The 10-year economic strategy is generalised, vague and backwards looking.
The corporate domination of the economy has led to an enormous loss of company headquarters and the emaciation of the medium-sized industry sector which are key to quality jobs and research and development investment.
We need an industrial strategy, being forensic in identifying what kinds of economic activity generate the kinds of adjectives that appear throughout this report.
A serious strategy for Scotland would mean devolving economic power down to the region and indeed town level. Central belt policy has not helped in the past and won’t help now.

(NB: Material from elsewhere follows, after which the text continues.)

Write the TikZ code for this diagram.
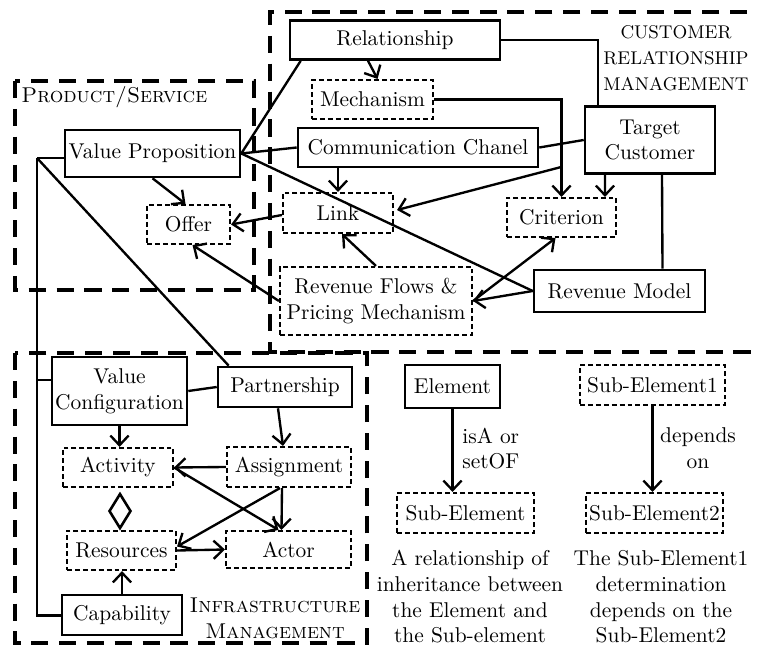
\documentclass[tikz,border=0pt]{standalone}
\usetikzlibrary{arrows.meta}
\begin{document}
\begin{tikzpicture}[x=0.467pt,y=-0.467pt,
  box/.style 2 args={draw,line width=1.2pt,inner sep=0pt,align=center,
    minimum width=#1*0.467pt,minimum height=#2*0.467pt},
  dbox/.style 2 args={box={#1}{#2},line width=1pt,dash pattern=on 2.3pt off 1.4pt},
  region/.style={line width=1.9pt,dash pattern=on 8pt off 5pt},
  link/.style={line width=1.1pt},
  arr/.style={link,-{Straight Barb[length=4.5pt,width=8.5pt,line width=1.1pt]}},
  lbl/.style={inner sep=0pt,align=center}]
\useasboundingbox (0,0) rectangle (758,646);

% dashed regions
\draw[region] (15,81) rectangle (254,290);
\draw[region] (775,12) -- (270,12) -- (270,352) -- (775,352);
\draw[region] (15,353) rectangle (367,643);

% region titles
\node[lbl,anchor=west] at (21,97) {\textsc{Product/Service}};
\node[lbl,font=\fontsize{8.6}{12.2}\selectfont] at (676,58) {CUSTOMER\\RELATIONSHIP\\MANAGEMENT};
\node[lbl] at (275,618) {\textsc{Infrastructure}\\\textsc{Management}};

% elements
\node[box={210}{39}] (Rel) at (395,40) {Relationship};
\node[dbox={121}{39}] (Mech) at (372.5,99.5) {Mechanism};
\node[box={240}{39}] (CC) at (418,147.5) {Communication Chanel};
\node[box={130}{67}] (TC) at (650,140) {Target\\Customer};
\node[box={175}{47}] (VP) at (152.5,153.5) {Value Proposition};
\node[dbox={83}{39}] (Offer) at (188.5,224.5) {Offer};
\node[dbox={110}{40}] (Link) at (338,213) {Link};
\node[dbox={109}{39}] (Crit) at (561.5,217.5) {Criterion};
\node[dbox={192}{68}] (RF) at (376,301) {Revenue Flows \&\\Pricing Mechanism};
\node[box={171}{42}] (RM) at (619.5,291) {Revenue Model};
\node[box={135}{68}] (VC) at (119.5,391) {Value\\Configuration};
\node[box={134}{40}] (Part) at (285,387) {Partnership};
\node[dbox={110}{39}] (Act) at (118,467.5) {Activity};
\node[dbox={124}{40}] (Assign) at (289,467) {Assignment};
\node[dbox={109}{39}] (Res) at (121.5,550.5) {Resources};
\node[dbox={125}{37}] (Actor) at (288.5,549.5) {Actor};
\node[box={120}{40}] (Cap) at (122,615) {Capability};

% legend
\node[box={95}{43}] (El) at (452.5,386.5) {Element};
\node[dbox={137}{40}] (SubEl) at (465.5,513) {Sub-Element};
\node[dbox={145}{40}] (SE1) at (652.5,385) {Sub-Element1};
\node[dbox={137}{40}] (SE2) at (654.5,513) {Sub-Element2};
\draw[arr] (El.south) -- (El.south |- SubEl.north);
\draw[arr] (SE1.south) -- (SE1.south |- SE2.north);
\node[lbl,anchor=west,align=left] (isa) at (462,448.5) {isA or\\setOF};
\node[lbl] (dep) at (698,448.5) {depends\\on};
\node[lbl] (cap1) at (470,597) {A relationship of\\inheritance between\\the Element and\\the Sub-element};
\node[lbl] (cap2) at (661,597) {The Sub-Element1\\determination\\depends on the\\Sub-Element2};

% customer relationship connectors
\draw[arr] ([shift={(-27,0)}]Rel.south) -- ([shift={(5,0)}]Mech.north);
\draw[link] (Rel.east) -| ([shift={(-52,0)}]TC.north);
\draw[link] ([shift={(12,0)}]Rel.south west) -- (VP.east);
\draw[link] (CC.west) -- (VP.east);
\draw[link] (CC.east) -- (TC.west);
\draw[link] (VP.east) -- (RM.west);
\draw[arr] (VP.south) -- ([shift={(-3,0)}]Offer.north);
\draw[arr] (CC.south -| Link.north) -- (Link.north);
\draw[arr] ([shift={(0,2)}]Link.west) -- (Offer.east);
\draw[arr] (RF.north) -- ([shift={(4,0)}]Link.south);
\draw[arr] (RF.west) -- ([shift={(4,0)}]Offer.south);
\draw[arr] (Mech.east) -| (Crit.north);
\draw[arr] ([shift={(0,-30)}]Crit.north) -- ([shift={(3,-3)}]Link.east);
\draw[arr] ([shift={(-45,0)}]TC.south) -- ([shift={(43.5,0)}]Crit.north);
\draw[link] ([shift={(12,0)}]TC.south) -- ([shift={(43,0)}]RM.north);
\draw[arr] (RM.west) -- (RF.east);
\draw[arr] (RF.east) -- ([shift={(-6,0)}]Crit.south);

% left spine from the value proposition
\coordinate (J) at (37,158);
\coordinate (JV) at (37,380);
\draw[link] (J) -- (J -| VP.west);
\draw[link,line width=1.4pt] (J) |- (Cap.west);
\draw[link] (JV) -- (JV -| VC.west);
\draw[link] (J) -- ([shift={(12,0)}]Part.north west);

% infrastructure connectors
\draw[link] (VC.east) -- (Part.west);
\draw[arr] (VC.south) -- (VC.south |- Act.north);
\draw[arr] ([shift={(-7,0)}]Part.south) -- ([shift={(-6,0)}]Assign.north);
\draw[arr] (Assign.west) -- (Act.east);
\draw[arr] (Act.east) -- ([shift={(-10,0)}]Actor.north);
\draw[arr] ([shift={(-7,0)}]Assign.south) -- ([shift={(-7,0)}]Actor.north);
\draw[arr] ([shift={(-9,0)}]Assign.south) -- ([shift={(0,-4)}]Res.east);
\draw[arr] (Res.east) -- (Actor.west);
\draw[line width=1.2pt] ([shift={(2,6)}]Act.south) -- ++(10.5,17) -- ++(-10.5,17) -- ++(-10.5,-17) -- cycle;
\draw[arr] (Cap.north) -- (Cap.north |- Res.south);
\end{tikzpicture}
\end{document}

Rather than peering at itself in the mirror and telling us all how good it looks, a effective strategy would focus on doing genuinely useful things, things that a Scottish business figure or skilled worker or low-pay worker would look at and say ‘ah, that helps’.

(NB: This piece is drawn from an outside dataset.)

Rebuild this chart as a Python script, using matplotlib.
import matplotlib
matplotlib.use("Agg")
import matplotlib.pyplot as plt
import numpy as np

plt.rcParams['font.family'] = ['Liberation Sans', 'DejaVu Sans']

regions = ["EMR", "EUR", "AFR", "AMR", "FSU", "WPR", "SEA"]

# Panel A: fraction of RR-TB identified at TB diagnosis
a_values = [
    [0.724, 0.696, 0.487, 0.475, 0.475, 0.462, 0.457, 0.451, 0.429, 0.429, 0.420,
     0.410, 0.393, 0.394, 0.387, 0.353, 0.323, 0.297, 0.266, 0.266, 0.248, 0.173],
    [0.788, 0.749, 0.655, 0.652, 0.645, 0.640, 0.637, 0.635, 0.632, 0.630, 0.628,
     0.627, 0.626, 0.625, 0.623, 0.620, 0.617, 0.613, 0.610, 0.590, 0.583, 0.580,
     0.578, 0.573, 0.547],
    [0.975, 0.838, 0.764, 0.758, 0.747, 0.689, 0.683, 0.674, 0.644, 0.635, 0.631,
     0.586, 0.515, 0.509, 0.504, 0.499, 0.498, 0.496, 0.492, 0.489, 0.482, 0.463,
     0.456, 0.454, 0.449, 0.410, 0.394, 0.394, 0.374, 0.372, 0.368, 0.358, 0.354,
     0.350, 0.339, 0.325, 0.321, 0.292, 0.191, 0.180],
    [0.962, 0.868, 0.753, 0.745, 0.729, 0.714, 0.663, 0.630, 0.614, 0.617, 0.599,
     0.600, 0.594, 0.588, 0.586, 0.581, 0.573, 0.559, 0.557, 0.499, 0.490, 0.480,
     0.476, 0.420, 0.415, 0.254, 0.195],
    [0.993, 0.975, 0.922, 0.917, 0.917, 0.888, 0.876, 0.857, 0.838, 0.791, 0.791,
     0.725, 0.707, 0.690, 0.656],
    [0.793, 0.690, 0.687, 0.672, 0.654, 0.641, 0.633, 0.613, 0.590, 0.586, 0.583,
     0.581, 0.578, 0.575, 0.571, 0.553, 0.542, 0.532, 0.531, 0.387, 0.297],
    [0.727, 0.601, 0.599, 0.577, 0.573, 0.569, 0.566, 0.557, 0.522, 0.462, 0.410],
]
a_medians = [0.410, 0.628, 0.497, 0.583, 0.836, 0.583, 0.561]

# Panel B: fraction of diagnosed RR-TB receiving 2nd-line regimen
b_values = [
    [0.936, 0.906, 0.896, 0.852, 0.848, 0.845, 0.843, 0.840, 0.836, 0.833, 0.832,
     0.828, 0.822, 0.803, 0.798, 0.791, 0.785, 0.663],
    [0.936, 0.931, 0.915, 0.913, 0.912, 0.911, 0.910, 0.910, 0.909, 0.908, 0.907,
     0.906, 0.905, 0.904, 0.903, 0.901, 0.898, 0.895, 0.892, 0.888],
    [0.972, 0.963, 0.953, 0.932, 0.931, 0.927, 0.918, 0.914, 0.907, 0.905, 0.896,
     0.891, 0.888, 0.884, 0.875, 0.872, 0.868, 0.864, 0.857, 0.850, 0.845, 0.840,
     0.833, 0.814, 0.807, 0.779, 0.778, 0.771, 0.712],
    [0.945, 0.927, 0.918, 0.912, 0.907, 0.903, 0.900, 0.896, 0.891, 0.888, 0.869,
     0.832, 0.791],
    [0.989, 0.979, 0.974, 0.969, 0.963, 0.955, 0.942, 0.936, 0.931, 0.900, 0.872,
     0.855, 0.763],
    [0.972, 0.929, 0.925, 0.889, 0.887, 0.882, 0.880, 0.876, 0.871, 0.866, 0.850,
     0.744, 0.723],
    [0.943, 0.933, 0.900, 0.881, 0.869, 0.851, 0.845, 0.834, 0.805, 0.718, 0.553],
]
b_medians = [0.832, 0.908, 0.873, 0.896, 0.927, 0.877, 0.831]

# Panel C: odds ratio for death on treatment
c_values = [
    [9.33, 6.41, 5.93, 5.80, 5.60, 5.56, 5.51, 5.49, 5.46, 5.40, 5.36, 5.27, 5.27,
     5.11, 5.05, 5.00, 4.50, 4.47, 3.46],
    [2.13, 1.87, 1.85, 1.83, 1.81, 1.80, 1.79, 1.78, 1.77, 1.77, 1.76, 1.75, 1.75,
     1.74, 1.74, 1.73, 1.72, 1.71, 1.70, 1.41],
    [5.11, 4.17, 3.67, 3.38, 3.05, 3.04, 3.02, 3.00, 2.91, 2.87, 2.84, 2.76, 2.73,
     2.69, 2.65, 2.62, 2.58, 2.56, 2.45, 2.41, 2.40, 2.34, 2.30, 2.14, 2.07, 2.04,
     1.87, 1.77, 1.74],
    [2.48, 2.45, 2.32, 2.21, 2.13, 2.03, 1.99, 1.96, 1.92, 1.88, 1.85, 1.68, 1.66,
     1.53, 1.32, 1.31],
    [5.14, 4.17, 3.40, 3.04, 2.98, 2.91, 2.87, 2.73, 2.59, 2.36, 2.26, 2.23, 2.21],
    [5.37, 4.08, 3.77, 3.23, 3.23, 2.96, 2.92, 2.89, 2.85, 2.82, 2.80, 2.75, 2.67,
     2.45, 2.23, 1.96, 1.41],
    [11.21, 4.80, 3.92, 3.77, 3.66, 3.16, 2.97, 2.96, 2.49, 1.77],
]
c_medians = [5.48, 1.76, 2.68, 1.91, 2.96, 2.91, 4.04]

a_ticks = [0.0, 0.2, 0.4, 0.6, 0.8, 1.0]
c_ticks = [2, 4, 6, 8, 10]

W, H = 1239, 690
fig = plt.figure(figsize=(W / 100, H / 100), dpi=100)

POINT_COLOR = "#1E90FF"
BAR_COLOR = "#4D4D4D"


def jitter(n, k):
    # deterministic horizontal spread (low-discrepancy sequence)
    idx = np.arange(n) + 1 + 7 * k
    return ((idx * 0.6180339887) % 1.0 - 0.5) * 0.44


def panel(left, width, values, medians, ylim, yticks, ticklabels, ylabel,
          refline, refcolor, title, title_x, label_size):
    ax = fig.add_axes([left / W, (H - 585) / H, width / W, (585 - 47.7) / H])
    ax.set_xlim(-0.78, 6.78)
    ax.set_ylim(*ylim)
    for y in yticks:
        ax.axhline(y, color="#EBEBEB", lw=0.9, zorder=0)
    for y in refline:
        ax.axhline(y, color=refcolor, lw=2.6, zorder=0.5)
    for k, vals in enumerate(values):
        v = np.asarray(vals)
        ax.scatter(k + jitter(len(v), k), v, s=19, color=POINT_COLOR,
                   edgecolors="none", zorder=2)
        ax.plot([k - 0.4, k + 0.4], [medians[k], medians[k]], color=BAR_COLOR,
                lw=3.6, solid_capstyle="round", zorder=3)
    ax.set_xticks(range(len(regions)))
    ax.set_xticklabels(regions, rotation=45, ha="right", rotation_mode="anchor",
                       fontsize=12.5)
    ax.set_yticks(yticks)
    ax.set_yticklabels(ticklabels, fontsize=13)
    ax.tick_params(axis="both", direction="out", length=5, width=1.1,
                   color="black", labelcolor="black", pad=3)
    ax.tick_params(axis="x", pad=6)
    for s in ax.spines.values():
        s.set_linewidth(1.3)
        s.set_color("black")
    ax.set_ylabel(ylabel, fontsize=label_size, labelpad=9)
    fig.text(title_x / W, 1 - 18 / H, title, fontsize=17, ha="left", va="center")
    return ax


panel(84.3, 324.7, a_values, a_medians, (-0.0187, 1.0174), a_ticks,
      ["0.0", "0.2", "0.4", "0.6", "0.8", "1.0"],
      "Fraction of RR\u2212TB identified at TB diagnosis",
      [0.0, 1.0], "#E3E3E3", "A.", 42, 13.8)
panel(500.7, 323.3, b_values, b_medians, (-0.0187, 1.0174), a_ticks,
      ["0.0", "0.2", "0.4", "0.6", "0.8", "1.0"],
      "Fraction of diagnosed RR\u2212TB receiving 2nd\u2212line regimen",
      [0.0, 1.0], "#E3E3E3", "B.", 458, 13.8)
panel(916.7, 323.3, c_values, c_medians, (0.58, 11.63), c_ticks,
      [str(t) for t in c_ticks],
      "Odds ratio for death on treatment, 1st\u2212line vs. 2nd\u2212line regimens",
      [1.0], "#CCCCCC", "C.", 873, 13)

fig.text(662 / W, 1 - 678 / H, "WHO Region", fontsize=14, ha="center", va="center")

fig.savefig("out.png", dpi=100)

Decarbonisation is only possible with concerted action across the public and private sectors, but as much of the private sector will continually seek delays, it must be driven by the public interest and not profit motives. It is that simple.
This is only one example of where economic leadership is needed. In supply chain resilience, in getting skills development right (again, not a module on how to market a pizza with new toppings), in recognising that existing business support services are not fit for purpose, in breaking central belt dominance – in all of it, bluster and PR leads nowhere.
Transformation does not happen because you say you want it to but because you make a serious contribution to it happening. That is leadership. Press releases are something else.